Rants & Raves

During one of my final semesters at C.W. Post, I was assigned to come up with a program concept for my TV Production class, one that would be filmed and broadcast on the college’s television channel at a later date. Thus was born “Rants & Raves,” a smashing success of a debate/talk show – complete with a live studio audience – which lasted one entire half hour. I don’t believe it was ever broadcast, actually, nor was it picked up for another installment. 

Imagine that.

Not being too fascinated by the technical aspect of television production myself, I assigned myself to the duties of hosting the show, while relying on the skills of my more mechanically inclined classmates to actually “produce” the episode - you know, do all the work. I then enlisted the aid of four friends from the Honors Program, figuring they could speak intelligently on the given topic – at that time, back in the Fall of 2003, the pros and cons of becoming involved in the Iraq War – leaving me to do nothing more than moderate and throw out a few questions here and there. As it turned out, I didn’t even have to do that much.

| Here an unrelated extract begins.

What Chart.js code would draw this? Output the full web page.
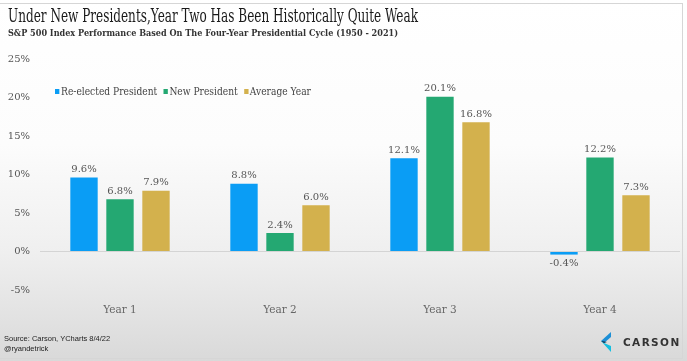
<!DOCTYPE html>
<html>
<head>
<meta charset="utf-8">
<script src="https://cdn.jsdelivr.net/npm/chart.js@4/dist/chart.umd.min.js"></script>
<style>
  html, body { margin: 0; padding: 0; background: #fff; }
  #frame {
    position: relative; width: 687px; height: 361px; overflow: hidden;
    background: linear-gradient(to bottom, #ffffff 0%, #fcfcfc 40%, #efefef 70%, #e2e2e2 88%, #d9d9d9 100%);
  }
  #border { position: absolute; left: -1px; top: 3px; width: 684px; height: 356px; border: 1px solid #d6d6d6; box-sizing: border-box; pointer-events: none; }
  canvas#c { position: absolute; left: 0; top: 0; }
  .fit { position: absolute; white-space: nowrap; transform-origin: 0 50%; }
  #title { left: 8px; top: 5px; font-family: "DejaVu Serif", serif; font-size: 18.5px; color: #1a1a1a; }
  #subtitle { left: 8px; top: 28px; font-family: "DejaVu Serif", serif; font-size: 9px; font-weight: bold; color: #333; }
  #legend { left: 55px; top: 85px; font-family: "DejaVu Serif", serif; font-size: 10.5px; color: #444; }
  #legend span.item { margin-right: 7px; }
  #legend span.sw { display: inline-block; width: 5px; height: 5px; margin-right: 2px; vertical-align: 1px; }
  #source { position: absolute; left: 4px; top: 334px; font-family: "Liberation Sans", Arial, sans-serif; font-size: 7.5px; color: #222; line-height: 10px; }
  #logo { position: absolute; left: 600px; top: 332px; width: 82px; height: 22px; }
  #logotext { position: absolute; left: 623px; top: 336px; font-family: "DejaVu Sans", sans-serif; font-weight: bold; font-size: 10.5px; letter-spacing: 1.4px; color: #333; }
</style>
</head>
<body>
<div id="frame">
  <canvas id="c" width="687" height="361"></canvas>
  <div id="title" class="fit" data-w="410">Under New Presidents,Year Two Has Been Historically Quite Weak</div>
  <div id="subtitle" class="fit" data-w="390">S&amp;P 500 Index Performance Based On The Four-Year Presidential Cycle (1950 - 2021)</div>
  <div id="legend" class="fit" data-w="262"></div>
  <div id="source">Source: Carson, YCharts 8/4/22<br>@ryandetrick</div>
  <svg id="logo" viewBox="0 0 82 22">
    <polygon points="11,0 1,9 4,11 11,5" fill="#1c8fd6"/>
    <polygon points="1,9 11,20 11,14 4,11" fill="#14bfe0"/>
    <polygon points="1,9 4,11 7,10" fill="#0b2a44"/>
  </svg>
  <div id="logotext">CARSON</div>
  <div id="border"></div>
</div>
<script>
const categories = ["Year 1", "Year 2", "Year 3", "Year 4"];
const seriesNames = ["Re-elected President", "New President", "Average Year"];
const reelected = [9.6, 8.8, 12.1, -0.4];
const newPresident = [6.8, 2.4, 20.1, 12.2];
const averageYear = [7.9, 6.0, 16.8, 7.3];
const yTicks = [-5, 0, 5, 10, 15, 20, 25];
const colors = ["#0a9df5", "#24a872", "#d3b14d"];

const serif = "'DejaVu Serif', serif";

// legend
const lg = document.getElementById('legend');
seriesNames.forEach((n, i) => {
  const s = document.createElement('span');
  s.className = 'item';
  s.innerHTML = '<span class="sw" style="background:' + colors[i] + '"></span>' + n;
  lg.appendChild(s);
});

// fit header texts
document.querySelectorAll('.fit').forEach(el => {
  const w = el.getBoundingClientRect().width;
  const target = +el.dataset.w;
  el.style.transform = 'scaleX(' + (target / w) + ')';
});

const valueLabels = {
  id: 'valueLabels',
  afterDatasetsDraw(chart) {
    const ctx = chart.ctx;
    ctx.save();
    ctx.font = "10px " + serif;
    ctx.fillStyle = '#555';
    ctx.textAlign = 'center';
    chart.data.datasets.forEach((ds, di) => {
      const meta = chart.getDatasetMeta(di);
      meta.data.forEach((el, i) => {
        const v = ds.data[i];
        const txt = v.toFixed(1) + '%';
        if (v >= 0) {
          ctx.textBaseline = 'bottom';
          ctx.fillText(txt, el.x, el.y - 3);
        } else {
          ctx.textBaseline = 'top';
          ctx.fillText(txt, el.x, el.y + 4);
        }
      });
    });
    ctx.restore();
  }
};

new Chart(document.getElementById('c'), {
  type: 'bar',
  data: {
    labels: categories,
    datasets: [
      { label: seriesNames[0], data: reelected, backgroundColor: colors[0] },
      { label: seriesNames[1], data: newPresident, backgroundColor: colors[1] },
      { label: seriesNames[2], data: averageYear, backgroundColor: colors[2] }
    ]
  },
  options: {
    responsive: false,
    animation: false,
    devicePixelRatio: 1,
    layout: { padding: { top: 59, bottom: 41, left: 0, right: 7 } },
    datasets: { bar: { categoryPercentage: 0.675, barPercentage: 0.76 } },
    plugins: { legend: { display: false }, tooltip: { enabled: false } },
    scales: {
      x: {
        afterFit(s) { s.height = 30; },
        grid: { display: false },
        border: { display: false },
        ticks: { color: '#666', font: { family: serif, size: 10.5 }, padding: 6 }
      },
      y: {
        min: -5, max: 25,
        afterFit(s) { s.width = 40; },
        afterBuildTicks(s) { s.ticks = yTicks.map(v => ({ value: v })); },
        grid: {
          drawTicks: false,
          color: c => (c.tick && c.tick.value === 0) ? '#d4d4d4' : 'rgba(0,0,0,0)',
          lineWidth: 1
        },
        border: { display: false },
        ticks: { color: '#555', font: { family: serif, size: 10 }, padding: 10, callback: v => v + '%' }
      }
    }
  },
  plugins: [valueLabels]
});
</script>
</body>
</html>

Looking back at the unedited video, I must say that our “performances” were fairly hysterical. The panel consisted of two guys and two girls, with the opinions fairly split down the middle, one sex vs. the other. The studio audience was comprised of an entire Political Science/Ethics class, most of whom looked as though they’d rather be anywhere else.

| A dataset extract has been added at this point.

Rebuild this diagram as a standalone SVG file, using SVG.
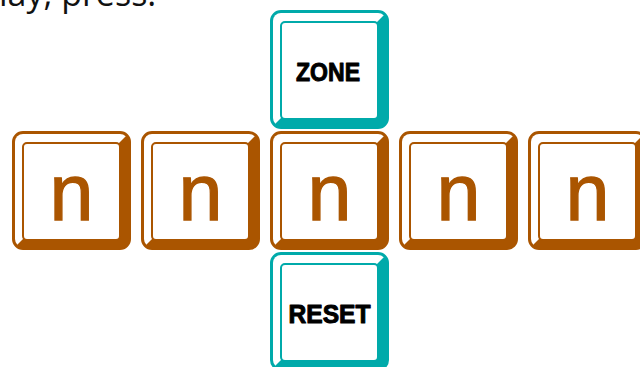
<svg xmlns="http://www.w3.org/2000/svg" width="640" height="367" viewBox="0 0 640 367">
<defs>
<style>
.brown{color:#AA5500}
.teal{color:#00AAAA}
.n{font-family:"Liberation Sans",Arial,sans-serif;font-size:79px;fill:#AA5500;stroke:#AA5500;stroke-width:1.3;text-anchor:middle}
.lbl{font-family:"Liberation Sans",Arial,sans-serif;font-weight:bold;font-size:26px;fill:#000;stroke:#000;stroke-width:1;stroke-linejoin:round;text-anchor:middle}
.cap{font-family:"Open Sans",sans-serif;font-size:34px;fill:#111}
</style>
<clipPath id="bc" clipPathUnits="userSpaceOnUse"><polygon points="-2,-2 121,-2 108,11 10,109 -2,121"/></clipPath>
<g id="key">
<rect x="1" y="1" width="117" height="117" rx="10" fill="currentColor" stroke="currentColor" stroke-width="2"/>
<rect x="3" y="3" width="113" height="113" rx="8" fill="#fff" clip-path="url(#bc)"/>
<rect x="11" y="12" width="97" height="97" rx="4" fill="#fff" stroke="currentColor" stroke-width="2"/>
</g>
</defs>
<text class="cap" x="-1" y="6">lay, press:</text>
<g id="connectors"/>
<g id="key-zone" class="teal" transform="translate(270,10)"><use href="#key"/><text class="lbl" x="58" y="71" textLength="64" lengthAdjust="spacingAndGlyphs">ZONE</text></g>
<g id="key-n1" class="brown" transform="translate(12,131)"><use href="#key"/><text class="n" x="59.5" y="89">n</text></g>
<g id="key-n2" class="brown" transform="translate(141,131)"><use href="#key"/><text class="n" x="59.5" y="89">n</text></g>
<g id="key-n3" class="brown" transform="translate(270,131)"><use href="#key"/><text class="n" x="59.5" y="89">n</text></g>
<g id="key-n4" class="brown" transform="translate(399,131)"><use href="#key"/><text class="n" x="59.5" y="89">n</text></g>
<g id="key-n5" class="brown" transform="translate(528,131)"><use href="#key"/><text class="n" x="59.5" y="89">n</text></g>
<g id="key-reset" class="teal" transform="translate(270,252)"><use href="#key"/><text class="lbl" x="59.5" y="71" textLength="82" lengthAdjust="spacingAndGlyphs">RESET</text></g>
</svg>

As the debate raged on around me, I sat perched on the edge of the couch, desperately trying not to laugh, as my four friends became more and more animated, the discussion growing ever more heated with each passing moment. About 40 or 45 minutes in (did I mention that this was to be a 30 minute program?), I finally managed to interject that we should open the debate to questions from our audience. And so ensued even more hilarity.

We had a grand total of two questions, one from an old man who must have been returning to school, the other from a student who felt the need to note the irony of our girls vs. guys scenario. That was it. Stimulating, I know.

Looking back, this one little episode was definitely an interesting concept, one that – despite its obvious flaws – actually did accomplish its purpose in the end, perfectly capturing this one little moment in time and the opinions of a handful of those who were there.  

The unedited version clocked in at just under 90 minutes.